Bleak self-appraisals out of the way, I'm still committed to making my year-end list something greater than its own self-dooming parameters. In scanning the heavy crop of year-end rankings, I was irked by the degree of repetition from list to list — as though there really were only a handful of truly great albums, and our role was just to put them in a provocative sequence. I'd argue that behind every worthy album, there's at least one other, as good or better, that's been cock-blocked. So here's my list, in pairs, first the one that's getting its due, and then the one that isn't.
• Animal Collective, Merriweather Post Pavilion (Domino)
• Here We Go Magic, Here We Go Magic (Western)
Seriously: one more word about Merriweather Post Pavilion and I'm going to stomp on someone's fancy blinking sampler thing. AC's latest soup was — yes — noticeably groovier this time, but there are many of us who stopped hyperventilating over "My Girls" last December. This was a big year for texturally concerned artists — layering was big. Yet, sumptuous as certain corners of Merriweather are, the whole effort seems a little anxious. On the other hand, Luke Temple's near-perfect full-length debut with Here We Go Magic sounds utterly at home in its continuous haze of loping post-folk ("Fangela"), trippy pop expressionism ("I Just Want To See You Underwater"), and lo-fi bedroom odysseys ("Tunnelvision"). And speaking of bedroom odysseys . . .
• Atlas Sound, Logos (Kranky)
• Lotus Plaza, The Floodlight Collective (Kranky)

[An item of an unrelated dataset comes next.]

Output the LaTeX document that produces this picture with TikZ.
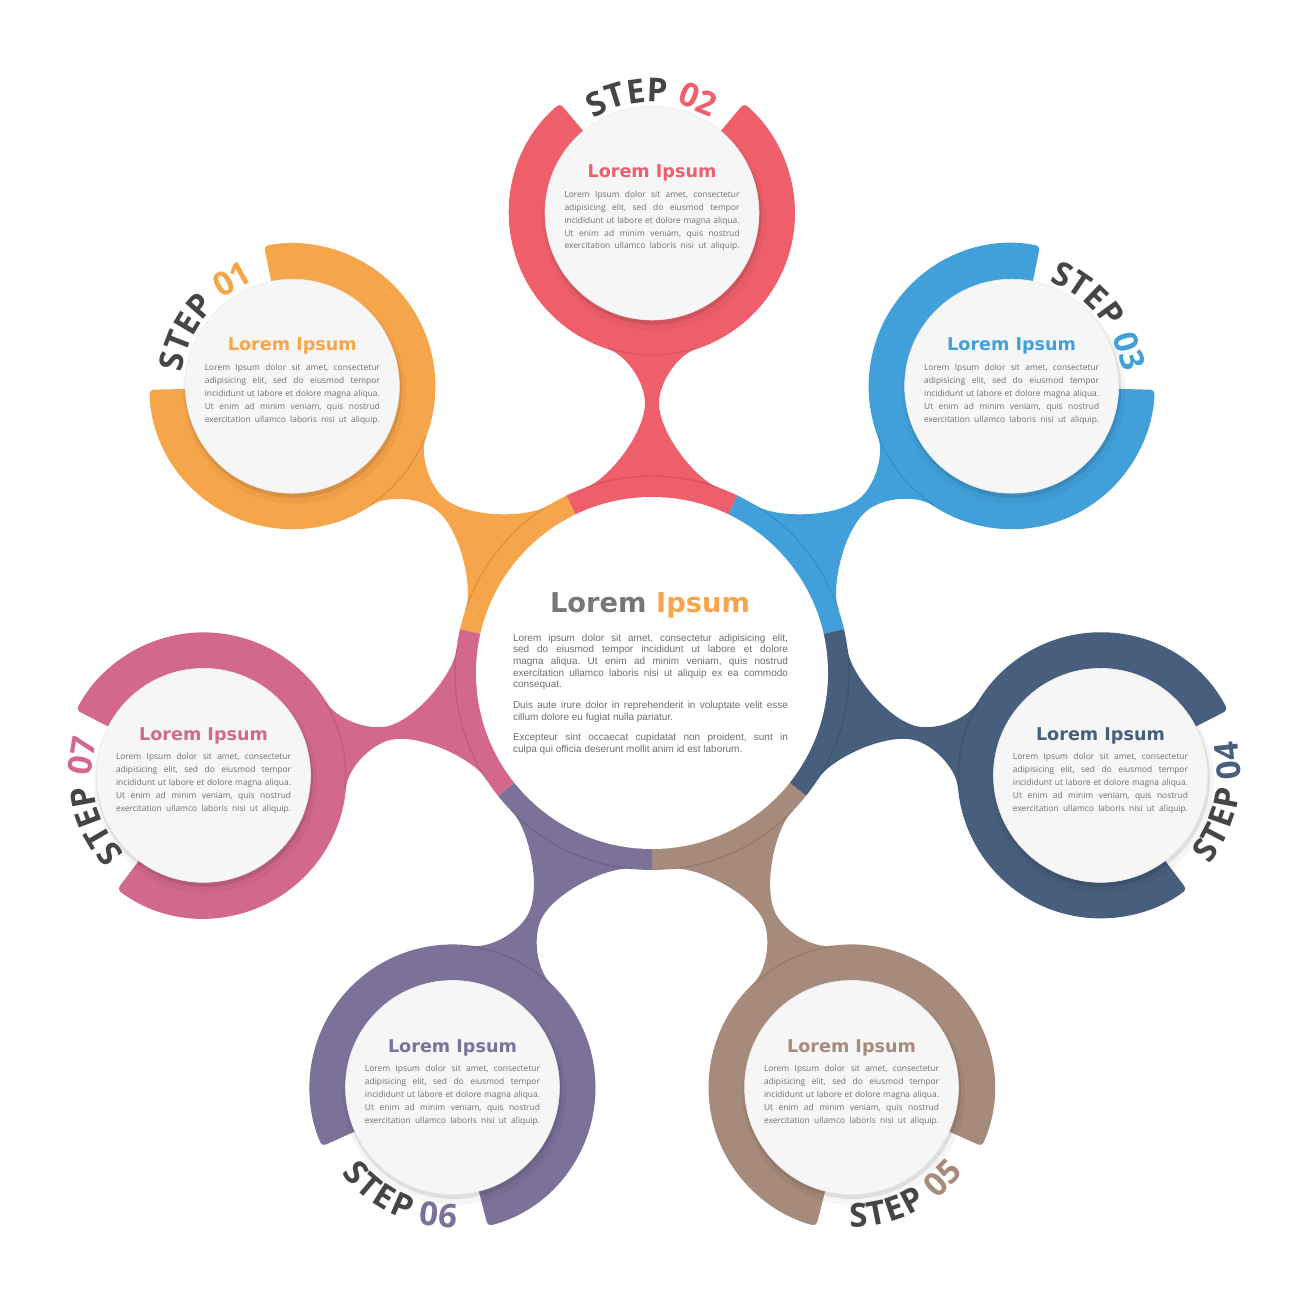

As great an album as Logos is, and as steep a step in Bradford Cox's own impressive solo climb, I can't help suspecting that all the blog-stoking drama surrounding its premature leakage into our iPods assisted in eclipsing co-Deerhunter Lockett Pundt's even dreamier popscape, Floodlight Collective. These one-man hypno-pop deals are gaining serious steam (see: Here We Go Magic, the trippy debut singles from Georgia's Washed Out, and Bibio's stunning pastiche Ambivalence Avenue), but Pundt's album shines with the careless confidence of light glinting off a lake. True, if you didn't know better, you might think it's Cox who's fallen down the well of a given song for vocal duties ("What Grows?"), but by the time the climactic "Whiteout" boils up over the edge of its own melodies, Pundt's unique voice is loud and clear — though never near.